Love never ends. But as for prophecies, they will come to an end; as for tongues, they will cease; as for knowledge, it will come to an end. For we know only in part, and we prophesy only in part; but when the complete comes, the partial will come to an end. When I was a child, I spoke like a child, I thought like a child, I reasoned like a child; when I became an adult, I put an end to childish ways. For now we see in a mirror, dimly, but then we will see face to face. Now I know only in part; then I will know fully, even as I have been fully known. And now faith, hope, and love abide, these three; and the greatest of these is love.
A covenant, and the promise that we’d have some help living it out as we celebrate the emergence of a new kind of being, modeled after Jesus, incarnating God as love: Homo Delecto. It won’t be easy, and we probably won’t get it completely right for a long time. But we’re not alone. Last week in the SCL class David had us read from the prophets, and I ran across this wonderful image from Isaiah 41:13:
For I, the LORD your God,
hold your right hand;
it is I who say to you, “Do not fear,
I will help you.”
So as we watch for the coming of Christ this week, for the dawn of a new age, keep your eyes peeled for signs of love and let others know where to find it. Here’s the way my old poem turns toward the coming age as it ends:
When I’ve decided that I have enough,
some Spirit wind
brings rain clouds on my inner spaces,
makes the desert bloom
with flowers I can give away,
and grants me time to care
if even THEY have flowers on their table.
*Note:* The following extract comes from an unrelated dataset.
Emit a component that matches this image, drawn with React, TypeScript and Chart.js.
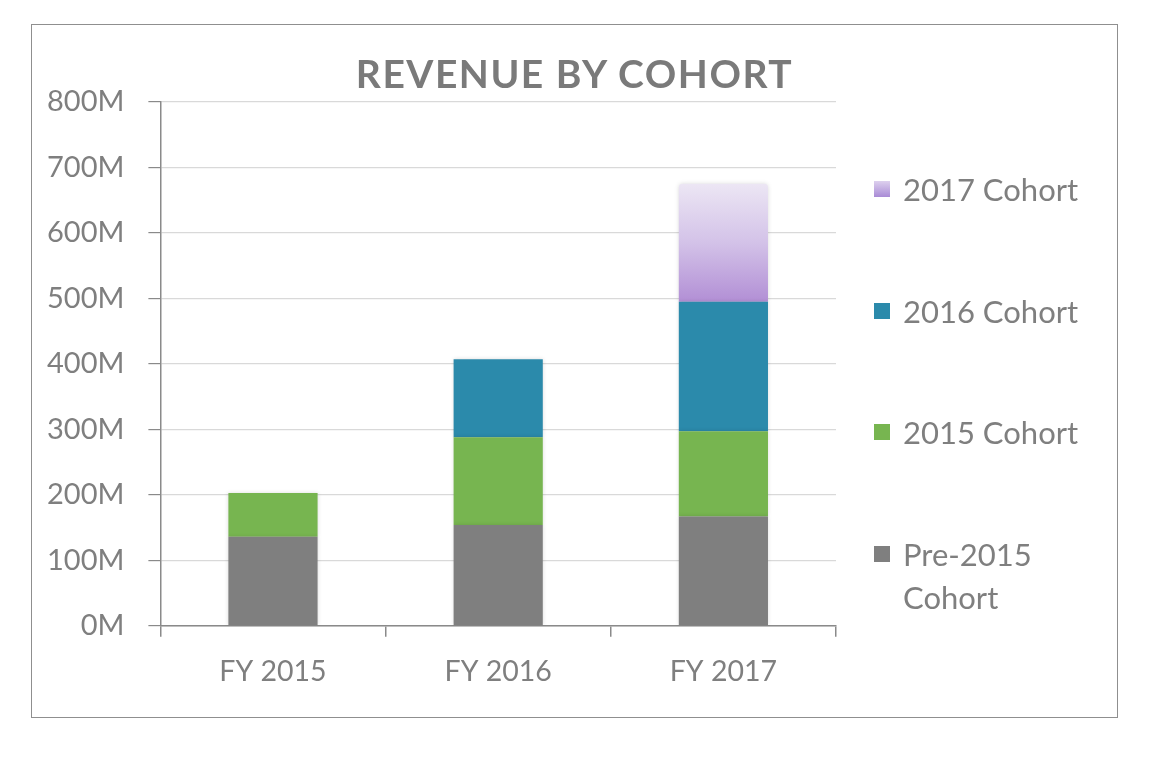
import React, { useEffect, useRef } from "react";
import { Chart, registerables } from "chart.js";

Chart.register(...registerables);

const categories = ["FY 2015", "FY 2016", "FY 2017"];
const pre2015 = [136, 154, 167];
const cohort2015 = [67, 134, 130];
const cohort2016 = [null, 119, 198];
const cohort2017 = [null, null, 180];
const yTickValues = [0, 100, 200, 300, 400, 500, 600, 700, 800];
const seriesNames = ["Pre-2015 Cohort", "2015 Cohort", "2016 Cohort", "2017 Cohort"];
const seriesColors = ["#7f7f7f", "#77b550", "#2b8aab", "#b894d8"];
const chartTitle = "REVENUE BY COHORT";

const FONT = "Lato, 'Open Sans', sans-serif";
const TEXT = "#7f7f7f";

function purpleGradient(ctx: any) {
  const chart = ctx.chart;
  const { chartArea, scales } = chart;
  if (!chartArea || !scales || !scales.y) return "#c8b0e2";
  const i = ctx.dataIndex ?? 2;
  const base =
    (pre2015[i] || 0) + (cohort2015[i] || 0) + (cohort2016[i] || 0);
  const top = base + (cohort2017[i] || 0);
  const y0 = scales.y.getPixelForValue(base);
  const y1 = scales.y.getPixelForValue(top);
  const g = chart.ctx.createLinearGradient(0, y0, 0, y1);
  g.addColorStop(0, "#b28fd5");
  g.addColorStop(0.5, "#d3c2e8");
  g.addColorStop(1, "#ece6f4");
  return g;
}

const shadowPlugin = {
  id: "barShadow",
  beforeDatasetsDraw(chart: any) {
    const c = chart.ctx;
    c.save();
    c.shadowColor = "rgba(0,0,0,0.14)";
    c.shadowBlur = 4;
    c.shadowOffsetX = 0;
    c.shadowOffsetY = 0;
  },
  afterDatasetsDraw(chart: any) {
    chart.ctx.restore();
  },
};

export default function App() {
  const ref = useRef<HTMLCanvasElement | null>(null);

  useEffect(() => {
    if (!ref.current) return;
    const chart = new Chart(ref.current, {
      type: "bar",
      data: {
        labels: categories,
        datasets: [
          { label: seriesNames[0], data: pre2015, backgroundColor: seriesColors[0] },
          { label: seriesNames[1], data: cohort2015, backgroundColor: seriesColors[1] },
          { label: seriesNames[2], data: cohort2016, backgroundColor: seriesColors[2] },
          {
            label: seriesNames[3],
            data: cohort2017,
            backgroundColor: purpleGradient,
            borderRadius: { topLeft: 4, topRight: 4, bottomLeft: 0, bottomRight: 0 },
            borderSkipped: false,
          },
        ] as any,
      },
      plugins: [shadowPlugin],
      options: {
        animation: false,
        responsive: false,
        maintainAspectRatio: false,
        datasets: { bar: { barPercentage: 0.396, categoryPercentage: 1 } } as any,
        layout: { padding: { left: -9, right: 281, top: 77, bottom: 10 } },
        plugins: {
          legend: { display: false },
          tooltip: { enabled: false },
          title: { display: false },
        },
        scales: {
          x: {
            stacked: true,
            grid: {
              offset: true,
              drawOnChartArea: false,
              tickLength: 11,
              tickColor: "#8a8a8a",
              lineWidth: 1.5,
            },
            border: { color: "#8a8a8a", width: 1.5 },
            ticks: {
              color: TEXT,
              font: { family: FONT, size: 28.5 },
              padding: 18,
            },
          },
          y: {
            stacked: true,
            min: 0,
            max: 800,
            afterBuildTicks: (scale: any) => {
              scale.ticks = yTickValues.map((v) => ({ value: v }));
            },
            grid: {
              color: "#d9d9d9",
              lineWidth: 1.2,
              tickLength: 12,
              tickColor: "#8a8a8a",
            },
            border: { color: "#8a8a8a", width: 1.5 },
            ticks: {
              color: TEXT,
              font: { family: FONT, size: 29 },
              padding: 24,
              callback: (v: any) => `${v}M`,
            },
          },
        },
      },
    });
    return () => chart.destroy();
  }, []);

  const legendOrder = [3, 2, 1, 0];
  const legendTops = [168, 290, 411, 533];

  return (
    <div style={{ position: "fixed", left: 0, top: 0, width: 1165, height: 757, background: "#fff" }}>
      <div
        style={{
          position: "absolute",
          left: 31,
          top: 24,
          width: 1087,
          height: 694,
          border: "1px solid #8f8f8f",
          boxSizing: "border-box",
        }}
      >
        <canvas ref={ref} width={1085} height={692} style={{ display: "block" }} />
      </div>
      <div
        style={{
          position: "absolute",
          left: 31,
          top: 50,
          width: 1087,
          textAlign: "center",
          fontFamily: FONT,
          fontWeight: "bold",
          fontSize: 39,
          letterSpacing: 1.5,
          lineHeight: "46px",
          color: "#7a7a7a",
        }}
      >
        {chartTitle}
      </div>
      {legendOrder.map((idx, k) => (
        <div
          key={idx}
          style={{
            position: "absolute",
            left: 874,
            top: legendTops[k],
            display: "flex",
            alignItems: "flex-start",
            fontFamily: FONT,
            fontSize: 31,
            lineHeight: "43px",
            color: TEXT,
          }}
        >
          <div
            style={{
              width: 16,
              height: 16,
              marginTop: 13,
              marginRight: 13,
              background:
                idx === 3
                  ? "linear-gradient(to bottom, #ddd0ee, #a98bd6)"
                  : seriesColors[idx],
            }}
          />
          <div style={{ width: 200 }}>
            {idx === 0 ? (
              <>
                Pre-2015
                <br />
                Cohort
              </>
            ) : (
              seriesNames[idx]
            )}
          </div>
        </div>
      ))}
    </div>
  );
}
What is enough? What does it take
to fill your life with meaning,
and the love to live again another day?
As I’ve begun to watch more closely I’ve seen glimpses of how, when I can risk trying to nurture a relationship, more often than not solutions emerge from the relationship that are much more creative than anything I had imagined. If I can “let go and let God,” wonderful things can happen.
God is Love. Homo Delecto, the Favorably Inclined Human, the Source of Delight, could be the stewards of a new age, an age when WE – all of us human inhabitants living on this crowded planet – when WE learn how to let God write the Good News on our hearts. So raise your right hand and let God help us keep turning from “ME” toward an ever-growing “WE.”